Oh dear, dissed again.

Sure, they can assign “intelligent design” as the answer to the question of the origins of life, but there is no scientific evidence for this. Indeed, there is no scientific evidence for an intelligent designer – a creative force like the Christian God, or the Platonic One, or Odin or any other god. No evidence at all. You cannot employ as science a book written when people thought plagues (or natural disasters) could be explained by divine wrath. We have scientific explanations for plagues (and for natural disasters) today. There is no need to assign them to a god, though some Christians continue to do so.

In searching for the origins of life, Tyson, like a good scientist, looks only at valid possibilities, things for which an argument, based on scientific data, can be made. Tyson lives in an open-ended cosmos, not the tiny, self-enclosed thing described in the Old Testament where stars and planets are fixed in the sky when in fact we know they move, and the earth is flat instead of round and at the center of the universe instead of occupying third place in a middling solar system on one spiral arm of a vast galaxy that is one of billions.

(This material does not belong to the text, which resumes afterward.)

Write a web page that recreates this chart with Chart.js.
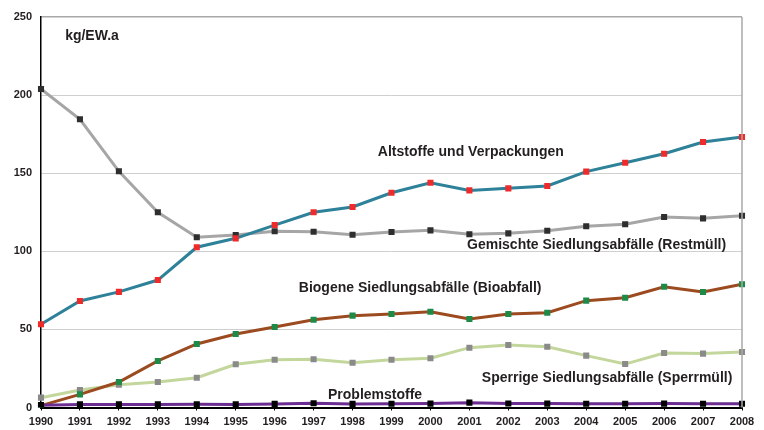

Socrates grasped the problems better than 21st century creationists, as we find in Phaedro:

I believe that the earth is very large and that we who dwell between the pillars of Hercules [109b] and the river Phasis live in a small part of it about the sea, like ants or frogs about a pond, and that many other people live in many other such regions. For I believe there are in all directions on the earth many hollows of very various forms and sizes, into which the water and mist and air have run together; but the earth itself is pure and is situated in the pure heaven in which the stars are, the heaven which [109c] those who discourse about such matters call the ether; the water, mist and air are the sediment of this and flow together into the hollows of the earth. Now we do not perceive that we live in the hollows, but think we live on the upper surface of the earth, just as if someone who lives in the depth of the ocean should think he lived on the surface of the sea, and, seeing the sun and the stars through the water, should think the sea was the sky, and should, by reason of sluggishness or [109d] feebleness, never have reached the surface of the sea, and should never have seen, by rising and lifting his head out of the sea into our upper world, and should never have heard from anyone who had seen, how much purer and fairer it is than the world he lived in. I believe this is just the case with us; for we dwell in a hollow of the earth and think we dwell on its upper surface; and the air we call the heaven, and think that is the heaven in which the stars move. But the fact is the same, [109e] that by reason of feebleness and sluggishness, we are unable to attain to the upper surface of the air; for if anyone should come to the top of the air or should get wings and fly up, he could lift his head above it and see, as fishes lift their heads out of the water and see the things in our world, so he would see things in that upper world; and, if his nature were strong enough to bear the sight, he would recognize that that is the real heaven.

Socrates understood, as the authors of the Old Testament did not, because like creationists today they occupied a closed system, the importance of context. Creationists could learn a lot from Plato, if only they were willing to open their minds to the wonder of the cosmos, and to the idea that an admission of ignorance is not the end of wisdom, but its beginning.